(Stored dataset items)
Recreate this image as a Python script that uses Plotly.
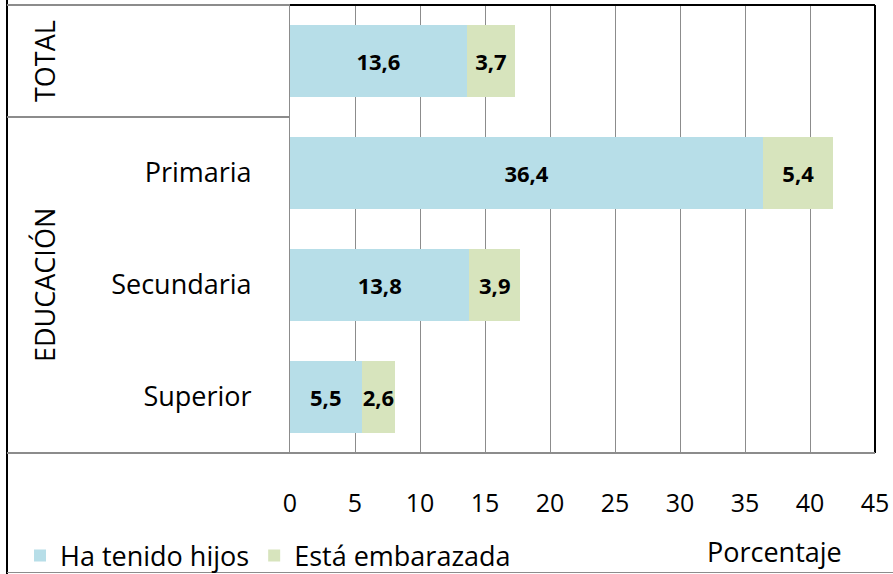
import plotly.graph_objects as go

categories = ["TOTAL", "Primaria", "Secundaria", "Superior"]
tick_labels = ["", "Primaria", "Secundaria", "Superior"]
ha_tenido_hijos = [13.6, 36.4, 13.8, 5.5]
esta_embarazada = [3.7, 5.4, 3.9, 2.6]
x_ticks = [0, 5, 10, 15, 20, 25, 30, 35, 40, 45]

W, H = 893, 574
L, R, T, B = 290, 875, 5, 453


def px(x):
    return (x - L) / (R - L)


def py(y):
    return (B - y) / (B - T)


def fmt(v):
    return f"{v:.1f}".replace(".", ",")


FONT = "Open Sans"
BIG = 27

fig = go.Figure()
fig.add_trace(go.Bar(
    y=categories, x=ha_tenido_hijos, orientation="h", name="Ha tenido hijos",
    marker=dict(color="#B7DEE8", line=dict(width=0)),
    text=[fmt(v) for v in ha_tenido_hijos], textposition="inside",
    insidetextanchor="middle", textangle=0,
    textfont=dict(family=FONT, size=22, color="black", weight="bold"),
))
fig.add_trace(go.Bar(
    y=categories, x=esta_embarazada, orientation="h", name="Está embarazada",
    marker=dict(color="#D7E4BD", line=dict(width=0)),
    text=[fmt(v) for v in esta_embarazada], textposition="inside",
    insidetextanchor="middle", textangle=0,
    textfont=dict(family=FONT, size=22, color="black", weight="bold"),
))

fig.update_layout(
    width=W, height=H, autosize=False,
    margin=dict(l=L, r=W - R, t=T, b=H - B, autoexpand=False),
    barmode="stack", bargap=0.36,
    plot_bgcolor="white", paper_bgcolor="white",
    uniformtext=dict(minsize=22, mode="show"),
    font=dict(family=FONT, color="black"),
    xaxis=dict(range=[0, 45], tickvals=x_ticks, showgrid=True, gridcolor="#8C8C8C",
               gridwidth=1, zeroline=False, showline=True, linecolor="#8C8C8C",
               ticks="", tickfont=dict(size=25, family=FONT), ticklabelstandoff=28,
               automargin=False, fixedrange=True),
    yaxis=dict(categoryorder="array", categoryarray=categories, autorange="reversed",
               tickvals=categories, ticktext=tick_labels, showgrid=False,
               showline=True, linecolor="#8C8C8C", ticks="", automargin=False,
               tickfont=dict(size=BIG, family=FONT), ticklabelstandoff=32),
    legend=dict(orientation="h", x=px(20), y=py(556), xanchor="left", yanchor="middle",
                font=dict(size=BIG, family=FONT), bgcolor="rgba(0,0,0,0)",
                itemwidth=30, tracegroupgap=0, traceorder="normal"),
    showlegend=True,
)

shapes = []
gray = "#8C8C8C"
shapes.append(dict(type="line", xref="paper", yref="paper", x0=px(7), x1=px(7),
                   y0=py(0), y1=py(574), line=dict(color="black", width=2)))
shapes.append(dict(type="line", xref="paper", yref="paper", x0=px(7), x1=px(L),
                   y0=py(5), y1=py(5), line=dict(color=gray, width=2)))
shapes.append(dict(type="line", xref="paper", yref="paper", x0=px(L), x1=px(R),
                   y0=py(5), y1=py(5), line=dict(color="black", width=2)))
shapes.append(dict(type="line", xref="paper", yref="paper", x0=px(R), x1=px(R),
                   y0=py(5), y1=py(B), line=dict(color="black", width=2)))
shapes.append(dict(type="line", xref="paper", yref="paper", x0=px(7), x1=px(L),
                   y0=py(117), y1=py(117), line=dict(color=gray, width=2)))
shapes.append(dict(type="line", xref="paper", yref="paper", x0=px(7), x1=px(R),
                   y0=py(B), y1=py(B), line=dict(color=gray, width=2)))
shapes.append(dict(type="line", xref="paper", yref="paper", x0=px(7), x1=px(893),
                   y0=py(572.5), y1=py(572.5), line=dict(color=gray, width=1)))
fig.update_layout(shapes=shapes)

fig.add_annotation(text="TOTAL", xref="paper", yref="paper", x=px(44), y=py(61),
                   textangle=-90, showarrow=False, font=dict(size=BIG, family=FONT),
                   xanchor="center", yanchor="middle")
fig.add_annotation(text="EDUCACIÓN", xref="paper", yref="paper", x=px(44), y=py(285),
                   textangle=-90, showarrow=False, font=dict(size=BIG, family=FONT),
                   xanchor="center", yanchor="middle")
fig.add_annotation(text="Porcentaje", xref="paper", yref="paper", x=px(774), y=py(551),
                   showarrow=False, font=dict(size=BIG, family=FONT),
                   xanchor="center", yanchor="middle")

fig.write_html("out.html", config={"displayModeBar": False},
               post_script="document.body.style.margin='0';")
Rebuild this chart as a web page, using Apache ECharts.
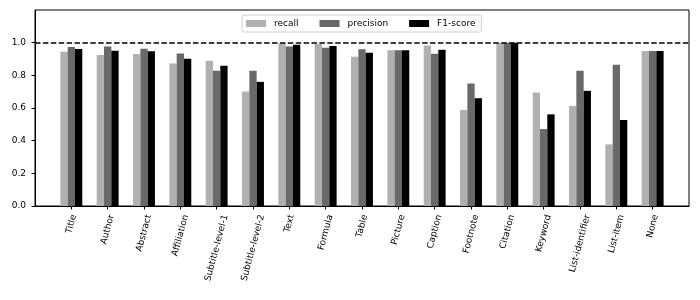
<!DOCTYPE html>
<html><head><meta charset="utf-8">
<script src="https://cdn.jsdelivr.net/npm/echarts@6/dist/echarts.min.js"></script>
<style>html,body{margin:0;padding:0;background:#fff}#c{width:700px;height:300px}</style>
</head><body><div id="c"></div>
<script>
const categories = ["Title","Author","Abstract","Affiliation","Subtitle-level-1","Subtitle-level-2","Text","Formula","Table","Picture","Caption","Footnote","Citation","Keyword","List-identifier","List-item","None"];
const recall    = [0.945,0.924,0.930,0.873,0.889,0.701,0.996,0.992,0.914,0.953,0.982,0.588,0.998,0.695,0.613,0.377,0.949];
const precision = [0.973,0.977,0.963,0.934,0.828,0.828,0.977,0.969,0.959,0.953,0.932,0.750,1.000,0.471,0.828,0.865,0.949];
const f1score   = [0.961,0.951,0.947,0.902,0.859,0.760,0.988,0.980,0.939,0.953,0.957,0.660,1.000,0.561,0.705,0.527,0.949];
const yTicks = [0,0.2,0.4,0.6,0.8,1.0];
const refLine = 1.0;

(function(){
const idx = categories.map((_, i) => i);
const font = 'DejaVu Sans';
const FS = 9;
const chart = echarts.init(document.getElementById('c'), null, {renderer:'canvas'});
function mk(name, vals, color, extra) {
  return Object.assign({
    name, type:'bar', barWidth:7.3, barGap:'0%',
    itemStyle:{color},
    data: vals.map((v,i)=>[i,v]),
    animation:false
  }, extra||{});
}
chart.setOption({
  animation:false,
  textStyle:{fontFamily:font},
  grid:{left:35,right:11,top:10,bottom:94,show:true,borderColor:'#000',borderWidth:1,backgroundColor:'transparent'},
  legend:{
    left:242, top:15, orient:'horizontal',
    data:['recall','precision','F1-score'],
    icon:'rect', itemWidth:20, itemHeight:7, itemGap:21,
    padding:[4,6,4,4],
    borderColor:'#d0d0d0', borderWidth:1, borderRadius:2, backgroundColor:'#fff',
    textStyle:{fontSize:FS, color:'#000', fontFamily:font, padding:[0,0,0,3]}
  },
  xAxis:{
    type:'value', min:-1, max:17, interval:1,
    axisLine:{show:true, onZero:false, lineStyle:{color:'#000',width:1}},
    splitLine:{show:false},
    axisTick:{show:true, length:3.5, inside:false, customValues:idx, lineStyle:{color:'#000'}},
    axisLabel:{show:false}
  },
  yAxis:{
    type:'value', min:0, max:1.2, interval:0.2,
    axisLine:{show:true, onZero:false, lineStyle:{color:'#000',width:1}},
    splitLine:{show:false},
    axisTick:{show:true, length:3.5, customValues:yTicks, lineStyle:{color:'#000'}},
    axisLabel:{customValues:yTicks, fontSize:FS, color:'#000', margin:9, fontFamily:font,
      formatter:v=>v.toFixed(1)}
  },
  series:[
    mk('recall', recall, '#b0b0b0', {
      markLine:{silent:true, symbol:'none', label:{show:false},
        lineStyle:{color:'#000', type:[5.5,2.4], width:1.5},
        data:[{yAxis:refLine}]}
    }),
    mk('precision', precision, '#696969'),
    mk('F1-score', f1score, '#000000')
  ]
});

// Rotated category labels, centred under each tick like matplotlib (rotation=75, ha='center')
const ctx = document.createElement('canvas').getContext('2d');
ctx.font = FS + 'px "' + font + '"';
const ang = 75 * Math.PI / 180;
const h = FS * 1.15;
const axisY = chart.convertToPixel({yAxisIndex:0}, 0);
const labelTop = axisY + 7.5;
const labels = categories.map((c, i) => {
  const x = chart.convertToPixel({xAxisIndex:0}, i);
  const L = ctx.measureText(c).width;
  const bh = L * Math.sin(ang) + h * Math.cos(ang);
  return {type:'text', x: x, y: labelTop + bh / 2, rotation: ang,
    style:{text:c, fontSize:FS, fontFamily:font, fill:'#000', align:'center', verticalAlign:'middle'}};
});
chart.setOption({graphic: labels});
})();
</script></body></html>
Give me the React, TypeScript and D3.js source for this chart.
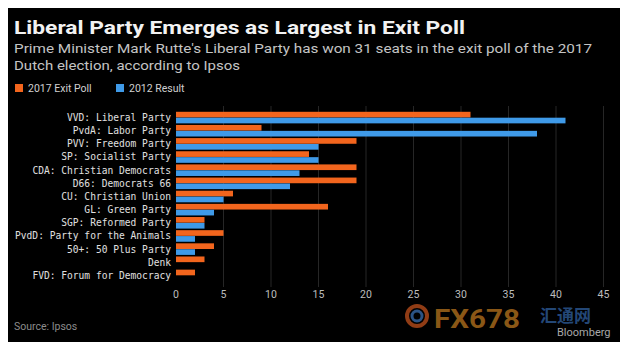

Task
Leave the pictures out and copy exactly the lines from the one with "Rebuild this chart" to the one with "const refLine = 1.0;", both included.

Exercise answer
Rebuild this chart as a web page, using Apache ECharts.
<!DOCTYPE html>
<html><head><meta charset="utf-8">
<script src="https://cdn.jsdelivr.net/npm/echarts@6/dist/echarts.min.js"></script>
<style>html,body{margin:0;padding:0;background:#fff}#c{width:700px;height:300px}</style>
</head><body><div id="c"></div>
<script>
const categories = ["Title","Author","Abstract","Affiliation","Subtitle-level-1","Subtitle-level-2","Text","Formula","Table","Picture","Caption","Footnote","Citation","Keyword","List-identifier","List-item","None"];
const recall    = [0.945,0.924,0.930,0.873,0.889,0.701,0.996,0.992,0.914,0.953,0.982,0.588,0.998,0.695,0.613,0.377,0.949];
const precision = [0.973,0.977,0.963,0.934,0.828,0.828,0.977,0.969,0.959,0.953,0.932,0.750,1.000,0.471,0.828,0.865,0.949];
const f1score   = [0.961,0.951,0.947,0.902,0.859,0.760,0.988,0.980,0.939,0.953,0.957,0.660,1.000,0.561,0.705,0.527,0.949];
const yTicks = [0,0.2,0.4,0.6,0.8,1.0];
const refLine = 1.0;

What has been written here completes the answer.